Karena kewajiban syara’ ini pula, maka apabila individu mukallaf meninggalkan sholat, dengan serta merta maka ia terhitung berhutang sholat, sehingga wajib ditunaikan di luar waktu [qadla’ sholat]. 

Ini bukan berarti bahwa shalat itu dibangun di atas landasan bisa ditunda pelaksanaannya, melainkan bahwa sholat itu hendaknya dilaksanakan tepat pada waktunya. Adapun bila karena ada udzur terjadi, maka shalat bisa ditunaikan dengan jalan qadla’. Imam al-Rafi’i rahimahullah ta’ala menegaskan:

العزيز شرح الوجيز = الشرح الكبير للرافعي – ط العلمية ١/‏٢٩٤ — الرافعي، عبد الكريم (ت ٦٢٣) أن أمر الصلاة لم يبن علي أن تؤخر ثم تقضي 

“Sesungguhnya perintah shalat tidak dibangun di atas landasan boleh ditunda pelaksanaannya dan lalu bisa diqadla’.”

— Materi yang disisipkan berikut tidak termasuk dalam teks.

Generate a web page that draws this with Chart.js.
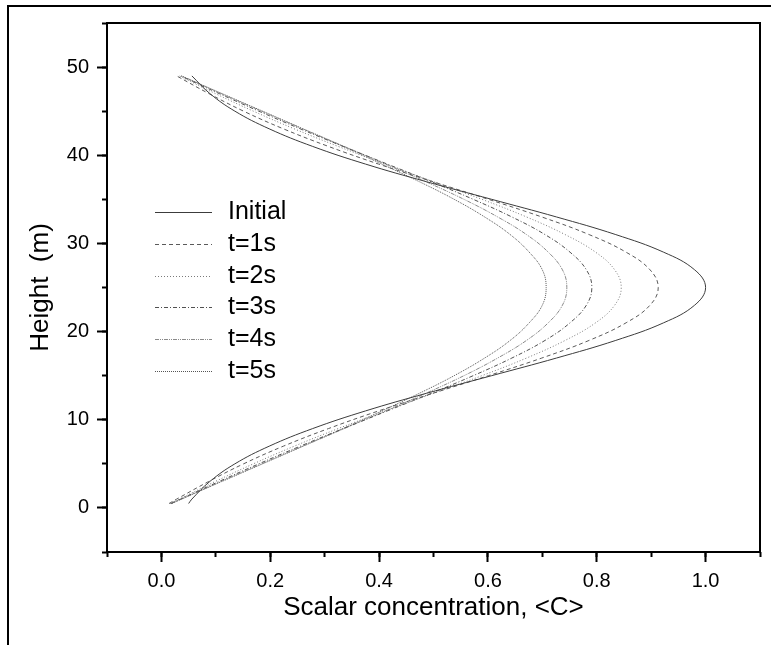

Alhasil, idealitas penunaian sholat adalah di dalam waktu yang telah ditetapkan [ada’] dan bukan di luar waktunya [qadla’]. 

Pertanyaannya, sampai kapan perintah sholat ini wajib ditunaikan? Jawabnya sudah pasti adalah selama akalnya masih berjalan.